Know Your Neighbor
Thought I might give you a chuckle today. This showed up on one of the blogs I read that is posted by a farmer on Vancouver Island in British Columbia, Sailors Small Farm. She reads this blog as well as the one I write for the Wild Ramp Market in Huntington and I really appreciate that a lot of what she experiences is similar to what the farmers here in West Virginia tell me. It is a small community, really.
Her blog today reminded me of something I experienced years ago, in an earlier chapter of my life. I lived for quite a while in Connecticut where I was an appraiser during the real estate boom of the 1980s.
I was sent out to appraise a new house for a bank underwriting its mortgage in a rural area in the northeastern section of the state. A new subdivision of McMansions had sprung up that provided large homes within an hour commute of Boston. The house was very nice with a great floorplan and good quality materials.
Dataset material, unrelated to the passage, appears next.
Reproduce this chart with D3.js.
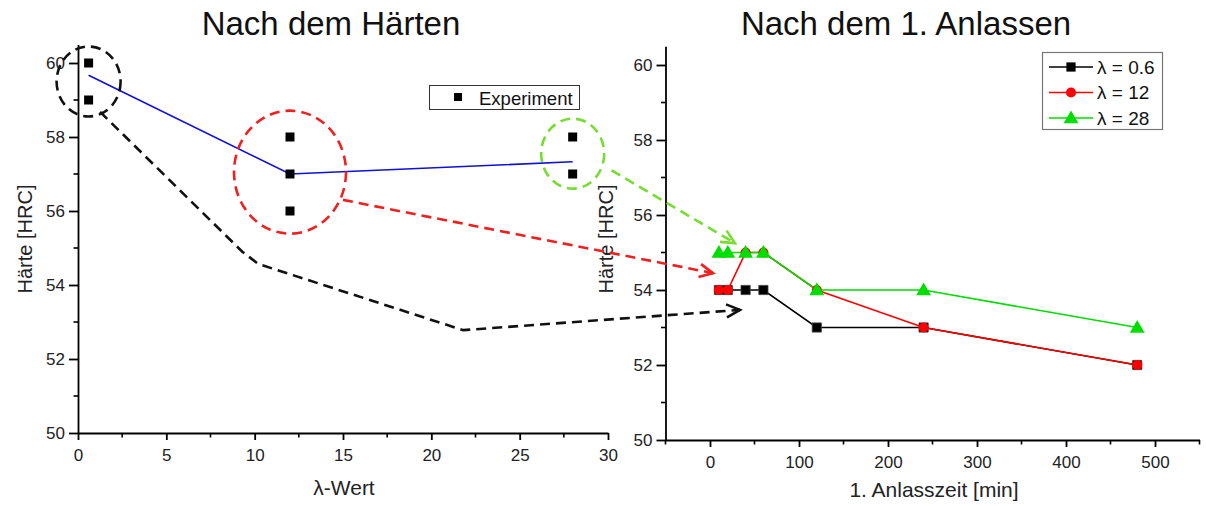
<!DOCTYPE html>
<html><head><meta charset="utf-8">
<script src="https://cdn.jsdelivr.net/npm/d3@7"></script>
<style>
html,body{margin:0;padding:0;background:#fff;}
svg{display:block;font-family:"Liberation Sans",Arial,sans-serif;}
</style></head>
<body>
<svg id="chart" width="1206" height="506"></svg>
<script>
// ---- Left panel: hardness after hardening ----
const lambdaExp = [0.6, 0.6, 12, 12, 12, 28, 28];
const hardExp   = [60, 59, 58, 57, 56, 58, 57];
const lambdaMean = [0.6, 12, 28];
const hardMean   = [59.67, 57, 57.33];
const leftXTicks = [0, 5, 10, 15, 20, 25, 30];
const hardTicks  = [50, 52, 54, 56, 58, 60];

// ---- Right panel: hardness after 1st tempering ----
const temperTime = [10, 20, 40, 60, 120, 240, 480];
const hard06 = [54, 54, 54, 54, 53, 53, 52];
const hard12 = [54, 54, 55, 55, 54, 53, 52];
const hard28 = [55, 55, 55, 55, 54, 54, 53];
const seriesNames = ["λ = 0.6", "λ = 12", "λ = 28"];
const rightXTicks = [0, 100, 200, 300, 400, 500];

const svg = d3.select("#chart");
const FONT_TICK = 17;

const xL = d3.scaleLinear().domain([0, 30]).range([78, 608]);
const yL = d3.scaleLinear().domain([50, 60.5]).range([433, 44.5]);
const xR = d3.scaleLinear().domain([-50, 550]).range([665.5, 1199.5]);
const yR = d3.scaleLinear().domain([50, 60.5]).range([440, 46.25]);

function drawAxes(x, y, xTicks, xMinor, yTicks, yMinor) {
  const y0 = y.range()[0], x0 = x.range()[0];
  const gx = svg.append("g").attr("transform", `translate(0,${y0})`)
    .call(d3.axisBottom(x).tickValues(xTicks).tickSize(7).tickSizeOuter(0).tickPadding(9));
  gx.selectAll(".tick text").attr("font-size", FONT_TICK).attr("font-family", "Liberation Sans, Arial, sans-serif").attr("fill", "#222");
  gx.selectAll("line, path").attr("stroke", "#000").attr("stroke-width", 1.8);
  gx.selectAll(".minor").data(xMinor).join("line").attr("class", "minor")
    .attr("x1", d => x(d)).attr("x2", d => x(d)).attr("y1", 0).attr("y2", 4.5)
    .attr("stroke", "#000").attr("stroke-width", 1.6);

  const gy = svg.append("g").attr("transform", `translate(${x0},0)`)
    .call(d3.axisLeft(y).tickValues(yTicks).tickSize(9).tickSizeOuter(0).tickPadding(4));
  gy.selectAll(".tick text").attr("font-size", FONT_TICK).attr("font-family", "Liberation Sans, Arial, sans-serif").attr("fill", "#222");
  gy.selectAll("line, path").attr("stroke", "#000").attr("stroke-width", 1.8);
  gy.selectAll(".minor").data(yMinor).join("line").attr("class", "minor")
    .attr("x1", 0).attr("x2", -4.5).attr("y1", d => y(d)).attr("y2", d => y(d))
    .attr("stroke", "#000").attr("stroke-width", 1.6);
}

drawAxes(xL, yL, leftXTicks, [2.5, 7.5, 12.5, 17.5, 22.5, 27.5], hardTicks, [51, 53, 55, 57, 59]);
drawAxes(xR, yR, rightXTicks, [-50, 50, 150, 250, 350, 450, 550], hardTicks, [51, 53, 55, 57, 59]);

// titles & axis labels
svg.append("text").attr("x", 331).attr("y", 35).attr("text-anchor", "middle")
  .attr("font-size", 33).attr("fill", "#111").text("Nach dem Härten");
svg.append("text").attr("x", 906).attr("y", 35).attr("text-anchor", "middle")
  .attr("font-size", 33).attr("fill", "#111").text("Nach dem 1. Anlassen");
svg.append("text").attr("x", 344).attr("y", 495).attr("text-anchor", "middle")
  .attr("font-size", 21).attr("fill", "#222").text("λ-Wert");
svg.append("text").attr("x", 934).attr("y", 497).attr("text-anchor", "middle")
  .attr("font-size", 21).attr("fill", "#222").text("1. Anlasszeit [min]");
svg.append("text").attr("transform", "translate(32,239) rotate(-90)").attr("text-anchor", "middle")
  .attr("font-size", 20).attr("fill", "#222").text("Härte [HRC]");
svg.append("text").attr("transform", "translate(613,239) rotate(-90)").attr("text-anchor", "middle")
  .attr("font-size", 20).attr("fill", "#222").text("Härte [HRC]");

// ---- Left panel marks ----
const lineL = d3.line().x(d => xL(d[0])).y(d => yL(d[1]));
svg.append("path").datum(d3.zip(lambdaMean, hardMean)).attr("d", lineL)
  .attr("fill", "none").attr("stroke", "#1010d8").attr("stroke-width", 1.6);

// ---- Annotation: dashed circles and arrows linking the panels ----
const ann = svg.append("g").attr("fill", "none").attr("stroke-width", 2.6);
const circles = [
  { cx: 0.6, cy: 59.5, rx: 32, ry: 35, color: "#111" },
  { cx: 12, cy: 57.05, rx: 56, ry: 61.5, color: "#ee2020" },
  { cx: 28, cy: 57.55, rx: 31.5, ry: 35, color: "#77dd33" }
];
ann.selectAll("ellipse").data(circles).join("ellipse")
  .attr("cx", d => xL(d.cx)).attr("cy", d => yL(d.cy))
  .attr("rx", d => d.rx).attr("ry", d => d.ry)
  .attr("stroke", d => d.color).attr("stroke-dasharray", "10,6");

const arrows = [
  { color: "#111", from: [[1.25, 58.68], [9.3, 54.9], [10.2, 54.57], [21.8, 52.78]], to: [33.7, 53.47] },
  { color: "#ee2020", from: [[15.0, 56.3]], to: [3.4, 54.45] },
  { color: "#77dd33", from: [[30.2, 57.1]], to: [28, 55.25] }
];
arrows.forEach(a => {
  const pts = a.from.map(p => [xL(p[0]), yL(p[1])]);
  const tip = [xR(a.to[0]), yR(a.to[1])];
  pts.push(tip);
  ann.append("path").attr("d", d3.line()(pts)).attr("stroke", a.color)
    .attr("stroke-dasharray", "10,6");
  const prev = pts[pts.length - 2];
  const ang = Math.atan2(tip[1] - prev[1], tip[0] - prev[0]);
  const L = 15, spread = 0.45;
  const p1 = [tip[0] - L * Math.cos(ang - spread), tip[1] - L * Math.sin(ang - spread)];
  const p2 = [tip[0] - L * Math.cos(ang + spread), tip[1] - L * Math.sin(ang + spread)];
  ann.append("path").attr("d", d3.line()([p1, tip, p2])).attr("stroke", a.color)
    .attr("stroke-linejoin", "miter");
});

// experimental points
svg.append("g").selectAll("rect").data(d3.zip(lambdaExp, hardExp)).join("rect")
  .attr("x", d => xL(d[0]) - 4.5).attr("y", d => yL(d[1]) - 4.5)
  .attr("width", 9).attr("height", 9).attr("fill", "#000");

// legend left
const lg = svg.append("g");
lg.append("rect").attr("x", 429.5).attr("y", 85.5).attr("width", 150).attr("height", 24)
  .attr("fill", "#fff").attr("stroke", "#333").attr("stroke-width", 1);
lg.append("rect").attr("x", 454).attr("y", 93).attr("width", 8).attr("height", 8).attr("fill", "#000");
lg.append("text").attr("x", 479).attr("y", 104.5).attr("font-size", 18.5).attr("fill", "#111").text("Experiment");

// ---- Right panel marks ----
const colors = ["#000000", "#ff0000", "#00dd00"];
const seriesVals = [hard06, hard12, hard28];
const lineR = d3.line().x(d => xR(d[0])).y(d => yR(d[1]));
const sym = [d3.symbolSquare, d3.symbolCircle, d3.symbolTriangle];
const symSize = [85, 80, 95];

seriesVals.forEach((vals, i) => {
  const pts = d3.zip(temperTime, vals);
  svg.append("path").datum(pts).attr("d", lineR)
    .attr("fill", "none").attr("stroke", colors[i]).attr("stroke-width", 1.6);
});
seriesVals.forEach((vals, i) => {
  const pts = d3.zip(temperTime, vals);
  svg.append("g").selectAll("path").data(pts).join("path")
    .attr("transform", d => `translate(${xR(d[0])},${yR(d[1]) + (i === 2 ? 1 : 0)})`)
    .attr("d", d3.symbol().type(sym[i]).size(symSize[i]))
    .attr("fill", colors[i]).attr("stroke", i === 0 ? "#444" : "none").attr("stroke-width", 0.8);
});

// legend right
const lr = svg.append("g");
lr.append("rect").attr("x", 1042.5).attr("y", 52.5).attr("width", 120).attr("height", 77)
  .attr("fill", "#fff").attr("stroke", "#777").attr("stroke-width", 1.2);
seriesNames.forEach((name, i) => {
  const yy = 67 + i * 25.5;
  lr.append("line").attr("x1", 1049).attr("x2", 1093).attr("y1", yy).attr("y2", yy)
    .attr("stroke", colors[i]).attr("stroke-width", 1.6);
  lr.append("path").attr("transform", `translate(1071,${yy + (i === 2 ? 1 : 0)})`)
    .attr("d", d3.symbol().type(sym[i]).size(symSize[i])).attr("fill", colors[i]);
  lr.append("text").attr("x", 1097).attr("y", yy + 6.5).attr("font-size", 19).attr("fill", "#111").text(name);
});
</script>
</body></html>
BUT it was located next to a composting operation. The aroma, to put it nicely, was STINKY.
My advice…..don’t ever purchase a house next to anything that smells or makes a lot of noise. The reason it might be such a “good buy” will give you headaches when you try to sell it.
And on the flip side, I want to commend people like Aimee Neeley Figgatt who has turned her family’s Century Farm near Dunbar into a state conservation area to preserve its use as agricultural forever.
Awww! For a second there I thought the sign was about my next door neighbor! LOL
Seriously, This is a growing problem. I grew up in my teens in a rural township located next to a growing suburb. There was an old lady we called, “The sheep lady”. She had a small sheep farm but it was eventually surrounded by modern homes. The township, now an example of modern suburbia, passed laws to shut her farm down. It killed the old woman (she warned the papers that it would). Today, there is not one shred of evidence there was ever a farm there. It is sad. We really should promote mini and hobby farms, not try and outlaw them. BTW, today I woke like many days, to the sound of my more distant neighbors rooster crowing. How I would miss that!
Too many folks seem to idolize a rural setting, then move in and want to eliminate all the sounds and smells that go with rural. I was really sad to see the changes when I returned to a place I lived almost 20 years ago… all the lovely orchards that used to provide some of the most delicious apples, peaches and cherries were all replaced with malls and McMansions and multilane freeways.
This problem goes hand in hand with the disinclination for younger members of farm families to continue in that lifestyle, leaving the family to have to dispose of the farm. The concept of land conservation is one that can be considered to purchase development rights and then permit the land itself to be sold less expensively to another farmer.